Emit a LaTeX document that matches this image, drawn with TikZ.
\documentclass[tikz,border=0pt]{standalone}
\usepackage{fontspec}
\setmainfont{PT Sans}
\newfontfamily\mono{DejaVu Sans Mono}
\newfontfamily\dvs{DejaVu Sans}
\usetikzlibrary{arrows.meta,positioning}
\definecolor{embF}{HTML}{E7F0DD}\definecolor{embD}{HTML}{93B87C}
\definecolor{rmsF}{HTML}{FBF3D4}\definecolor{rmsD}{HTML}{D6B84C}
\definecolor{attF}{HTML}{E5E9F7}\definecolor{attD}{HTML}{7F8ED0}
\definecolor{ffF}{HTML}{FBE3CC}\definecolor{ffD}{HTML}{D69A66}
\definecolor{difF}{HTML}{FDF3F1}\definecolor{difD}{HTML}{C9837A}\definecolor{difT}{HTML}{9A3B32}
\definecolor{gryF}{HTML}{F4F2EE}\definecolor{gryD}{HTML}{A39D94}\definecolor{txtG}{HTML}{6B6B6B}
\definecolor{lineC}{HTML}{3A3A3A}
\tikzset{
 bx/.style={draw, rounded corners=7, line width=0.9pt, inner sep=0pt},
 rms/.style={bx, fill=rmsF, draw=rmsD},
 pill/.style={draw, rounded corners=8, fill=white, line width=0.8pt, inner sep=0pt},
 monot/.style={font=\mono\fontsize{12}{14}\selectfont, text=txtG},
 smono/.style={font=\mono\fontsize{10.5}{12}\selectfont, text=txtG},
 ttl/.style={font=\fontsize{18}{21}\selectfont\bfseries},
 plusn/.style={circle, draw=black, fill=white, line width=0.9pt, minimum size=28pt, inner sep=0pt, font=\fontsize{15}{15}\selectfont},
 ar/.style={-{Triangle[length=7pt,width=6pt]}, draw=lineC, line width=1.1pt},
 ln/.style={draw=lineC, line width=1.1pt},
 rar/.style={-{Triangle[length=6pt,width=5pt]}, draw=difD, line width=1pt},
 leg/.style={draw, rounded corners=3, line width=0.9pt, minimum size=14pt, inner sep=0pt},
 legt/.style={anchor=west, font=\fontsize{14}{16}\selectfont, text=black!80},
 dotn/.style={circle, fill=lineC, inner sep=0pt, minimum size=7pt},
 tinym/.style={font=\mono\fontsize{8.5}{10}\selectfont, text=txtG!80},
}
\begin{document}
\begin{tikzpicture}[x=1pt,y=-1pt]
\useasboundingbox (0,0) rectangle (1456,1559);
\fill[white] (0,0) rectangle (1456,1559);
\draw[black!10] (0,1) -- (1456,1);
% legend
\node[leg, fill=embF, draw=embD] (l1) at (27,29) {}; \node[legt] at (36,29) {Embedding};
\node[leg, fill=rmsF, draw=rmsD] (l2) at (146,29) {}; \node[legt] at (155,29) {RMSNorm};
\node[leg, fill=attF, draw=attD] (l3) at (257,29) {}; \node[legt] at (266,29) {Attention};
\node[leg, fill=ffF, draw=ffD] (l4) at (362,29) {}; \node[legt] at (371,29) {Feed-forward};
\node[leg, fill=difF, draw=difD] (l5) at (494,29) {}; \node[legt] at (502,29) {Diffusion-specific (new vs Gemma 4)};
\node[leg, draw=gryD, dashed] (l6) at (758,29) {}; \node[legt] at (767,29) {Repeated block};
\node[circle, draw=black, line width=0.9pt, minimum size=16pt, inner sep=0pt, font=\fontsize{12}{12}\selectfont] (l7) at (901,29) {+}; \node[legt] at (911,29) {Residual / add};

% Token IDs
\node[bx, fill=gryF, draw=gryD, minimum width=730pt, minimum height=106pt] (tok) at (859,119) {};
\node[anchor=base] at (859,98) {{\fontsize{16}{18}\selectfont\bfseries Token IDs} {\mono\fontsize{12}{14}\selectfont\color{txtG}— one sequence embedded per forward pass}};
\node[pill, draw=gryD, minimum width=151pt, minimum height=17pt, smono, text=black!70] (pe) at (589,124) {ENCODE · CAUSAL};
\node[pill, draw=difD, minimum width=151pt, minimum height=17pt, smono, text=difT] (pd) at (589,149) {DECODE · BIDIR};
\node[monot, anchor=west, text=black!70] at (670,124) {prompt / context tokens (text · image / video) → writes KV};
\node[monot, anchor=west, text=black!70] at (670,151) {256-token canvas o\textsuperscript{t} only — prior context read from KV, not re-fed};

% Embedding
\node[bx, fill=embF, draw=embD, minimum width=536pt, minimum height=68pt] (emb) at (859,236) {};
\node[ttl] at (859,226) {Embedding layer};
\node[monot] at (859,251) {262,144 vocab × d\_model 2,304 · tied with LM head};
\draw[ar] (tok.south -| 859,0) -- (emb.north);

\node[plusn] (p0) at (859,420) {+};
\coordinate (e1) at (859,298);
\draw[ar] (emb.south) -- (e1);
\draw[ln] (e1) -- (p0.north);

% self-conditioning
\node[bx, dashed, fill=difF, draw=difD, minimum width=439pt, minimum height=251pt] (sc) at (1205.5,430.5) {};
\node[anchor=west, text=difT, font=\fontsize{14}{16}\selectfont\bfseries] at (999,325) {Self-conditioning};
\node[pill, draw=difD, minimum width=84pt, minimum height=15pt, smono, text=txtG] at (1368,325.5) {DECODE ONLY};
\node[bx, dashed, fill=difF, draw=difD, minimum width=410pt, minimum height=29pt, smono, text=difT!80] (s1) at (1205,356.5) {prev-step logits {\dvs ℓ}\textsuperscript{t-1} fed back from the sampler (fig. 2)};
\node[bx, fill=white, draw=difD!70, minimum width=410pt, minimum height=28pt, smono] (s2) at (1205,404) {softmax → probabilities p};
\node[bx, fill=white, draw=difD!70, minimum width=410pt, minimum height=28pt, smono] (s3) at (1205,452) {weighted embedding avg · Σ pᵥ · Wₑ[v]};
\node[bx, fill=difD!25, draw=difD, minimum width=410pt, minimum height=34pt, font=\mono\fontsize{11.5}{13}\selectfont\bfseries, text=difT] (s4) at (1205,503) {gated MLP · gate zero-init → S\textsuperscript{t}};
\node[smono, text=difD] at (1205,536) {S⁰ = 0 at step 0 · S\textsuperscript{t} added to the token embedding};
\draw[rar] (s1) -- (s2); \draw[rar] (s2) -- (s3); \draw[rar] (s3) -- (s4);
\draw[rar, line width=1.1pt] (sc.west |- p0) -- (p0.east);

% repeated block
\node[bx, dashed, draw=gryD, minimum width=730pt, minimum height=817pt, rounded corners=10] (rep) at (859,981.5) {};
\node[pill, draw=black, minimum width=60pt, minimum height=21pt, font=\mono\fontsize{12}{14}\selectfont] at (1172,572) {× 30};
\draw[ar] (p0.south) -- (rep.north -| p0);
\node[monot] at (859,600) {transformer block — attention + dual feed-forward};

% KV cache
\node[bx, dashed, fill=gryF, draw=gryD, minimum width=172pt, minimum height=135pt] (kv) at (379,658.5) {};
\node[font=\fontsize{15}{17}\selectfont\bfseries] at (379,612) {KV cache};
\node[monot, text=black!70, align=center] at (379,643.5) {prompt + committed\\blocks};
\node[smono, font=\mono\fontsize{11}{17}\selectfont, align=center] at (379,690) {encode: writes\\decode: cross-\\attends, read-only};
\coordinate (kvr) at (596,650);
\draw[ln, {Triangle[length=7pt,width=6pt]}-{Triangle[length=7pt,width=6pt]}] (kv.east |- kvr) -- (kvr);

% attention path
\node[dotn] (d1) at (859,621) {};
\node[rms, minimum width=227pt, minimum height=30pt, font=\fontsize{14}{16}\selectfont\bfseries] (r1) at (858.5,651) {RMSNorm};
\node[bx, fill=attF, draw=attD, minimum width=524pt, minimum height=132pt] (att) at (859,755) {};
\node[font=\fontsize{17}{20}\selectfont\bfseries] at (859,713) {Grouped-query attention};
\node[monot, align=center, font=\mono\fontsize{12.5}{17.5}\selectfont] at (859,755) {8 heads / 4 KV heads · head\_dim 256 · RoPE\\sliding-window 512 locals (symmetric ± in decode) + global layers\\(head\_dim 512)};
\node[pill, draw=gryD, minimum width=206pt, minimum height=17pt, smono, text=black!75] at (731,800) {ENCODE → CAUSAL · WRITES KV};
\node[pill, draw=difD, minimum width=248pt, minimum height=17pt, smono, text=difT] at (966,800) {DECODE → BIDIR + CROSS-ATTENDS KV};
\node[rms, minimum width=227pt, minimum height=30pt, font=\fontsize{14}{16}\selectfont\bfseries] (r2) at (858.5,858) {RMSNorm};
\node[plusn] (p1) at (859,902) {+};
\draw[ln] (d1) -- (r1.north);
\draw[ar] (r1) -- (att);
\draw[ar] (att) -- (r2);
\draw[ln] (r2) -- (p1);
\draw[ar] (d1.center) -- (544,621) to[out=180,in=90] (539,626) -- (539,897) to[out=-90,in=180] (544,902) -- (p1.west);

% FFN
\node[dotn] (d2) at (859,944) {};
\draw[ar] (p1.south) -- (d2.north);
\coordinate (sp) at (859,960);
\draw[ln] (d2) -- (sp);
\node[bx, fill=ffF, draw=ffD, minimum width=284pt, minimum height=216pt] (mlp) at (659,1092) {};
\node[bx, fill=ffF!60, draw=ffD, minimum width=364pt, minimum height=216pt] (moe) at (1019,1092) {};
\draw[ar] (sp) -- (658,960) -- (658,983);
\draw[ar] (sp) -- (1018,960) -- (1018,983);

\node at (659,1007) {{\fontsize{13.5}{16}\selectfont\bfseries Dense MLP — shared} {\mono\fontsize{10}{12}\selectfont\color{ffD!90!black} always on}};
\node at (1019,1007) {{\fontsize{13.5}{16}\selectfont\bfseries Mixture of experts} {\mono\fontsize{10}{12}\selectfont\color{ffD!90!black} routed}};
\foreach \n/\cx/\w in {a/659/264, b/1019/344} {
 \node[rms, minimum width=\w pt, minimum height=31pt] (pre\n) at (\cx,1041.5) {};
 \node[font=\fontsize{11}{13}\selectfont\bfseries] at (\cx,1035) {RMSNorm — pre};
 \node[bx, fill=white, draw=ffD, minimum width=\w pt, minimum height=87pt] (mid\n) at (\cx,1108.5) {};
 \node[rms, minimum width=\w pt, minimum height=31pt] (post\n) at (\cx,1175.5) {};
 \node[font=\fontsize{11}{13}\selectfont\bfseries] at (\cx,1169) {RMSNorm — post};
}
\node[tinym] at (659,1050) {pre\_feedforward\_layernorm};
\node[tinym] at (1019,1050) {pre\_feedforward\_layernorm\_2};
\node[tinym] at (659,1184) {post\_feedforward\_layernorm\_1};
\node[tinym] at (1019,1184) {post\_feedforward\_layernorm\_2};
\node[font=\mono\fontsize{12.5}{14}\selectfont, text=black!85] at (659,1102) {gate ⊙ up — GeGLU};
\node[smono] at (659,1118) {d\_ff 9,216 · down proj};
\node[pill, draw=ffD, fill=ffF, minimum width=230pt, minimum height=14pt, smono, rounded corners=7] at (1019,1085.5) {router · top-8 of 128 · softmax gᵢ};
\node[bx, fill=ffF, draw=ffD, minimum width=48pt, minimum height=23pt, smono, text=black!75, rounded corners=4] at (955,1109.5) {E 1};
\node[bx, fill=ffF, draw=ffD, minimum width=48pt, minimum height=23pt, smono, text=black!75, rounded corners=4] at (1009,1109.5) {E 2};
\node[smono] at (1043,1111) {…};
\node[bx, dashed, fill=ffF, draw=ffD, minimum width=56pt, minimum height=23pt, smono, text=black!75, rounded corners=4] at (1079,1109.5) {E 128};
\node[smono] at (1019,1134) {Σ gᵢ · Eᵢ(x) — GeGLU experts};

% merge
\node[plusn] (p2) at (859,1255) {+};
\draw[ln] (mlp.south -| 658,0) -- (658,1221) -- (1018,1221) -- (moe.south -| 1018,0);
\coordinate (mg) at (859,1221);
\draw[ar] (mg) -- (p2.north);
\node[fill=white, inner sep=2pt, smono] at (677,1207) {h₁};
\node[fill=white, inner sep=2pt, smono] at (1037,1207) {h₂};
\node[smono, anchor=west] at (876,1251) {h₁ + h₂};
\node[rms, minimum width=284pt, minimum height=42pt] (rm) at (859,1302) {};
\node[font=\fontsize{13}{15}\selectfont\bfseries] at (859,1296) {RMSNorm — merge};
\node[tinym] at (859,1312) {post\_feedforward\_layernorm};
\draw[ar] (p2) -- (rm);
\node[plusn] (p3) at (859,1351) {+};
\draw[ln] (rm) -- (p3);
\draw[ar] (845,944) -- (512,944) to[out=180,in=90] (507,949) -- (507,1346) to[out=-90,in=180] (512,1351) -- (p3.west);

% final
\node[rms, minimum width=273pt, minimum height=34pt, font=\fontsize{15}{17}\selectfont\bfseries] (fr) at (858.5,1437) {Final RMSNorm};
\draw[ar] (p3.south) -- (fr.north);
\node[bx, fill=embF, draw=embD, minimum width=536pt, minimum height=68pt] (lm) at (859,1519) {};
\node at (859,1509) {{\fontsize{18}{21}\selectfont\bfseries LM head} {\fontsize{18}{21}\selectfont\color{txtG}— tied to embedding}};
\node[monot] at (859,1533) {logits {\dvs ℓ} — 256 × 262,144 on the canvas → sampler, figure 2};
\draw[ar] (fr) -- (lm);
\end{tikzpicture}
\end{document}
+++++
- TASK TO CARRY OUT:
Lines of the material that contain the word "image" are to be gathered.

- WRITTEN RESPONSE:
Emit a LaTeX document that matches this image, drawn with TikZ.
\node[monot, anchor=west, text=black!70] at (670,124) {prompt / context tokens (text · image / video) → writes KV};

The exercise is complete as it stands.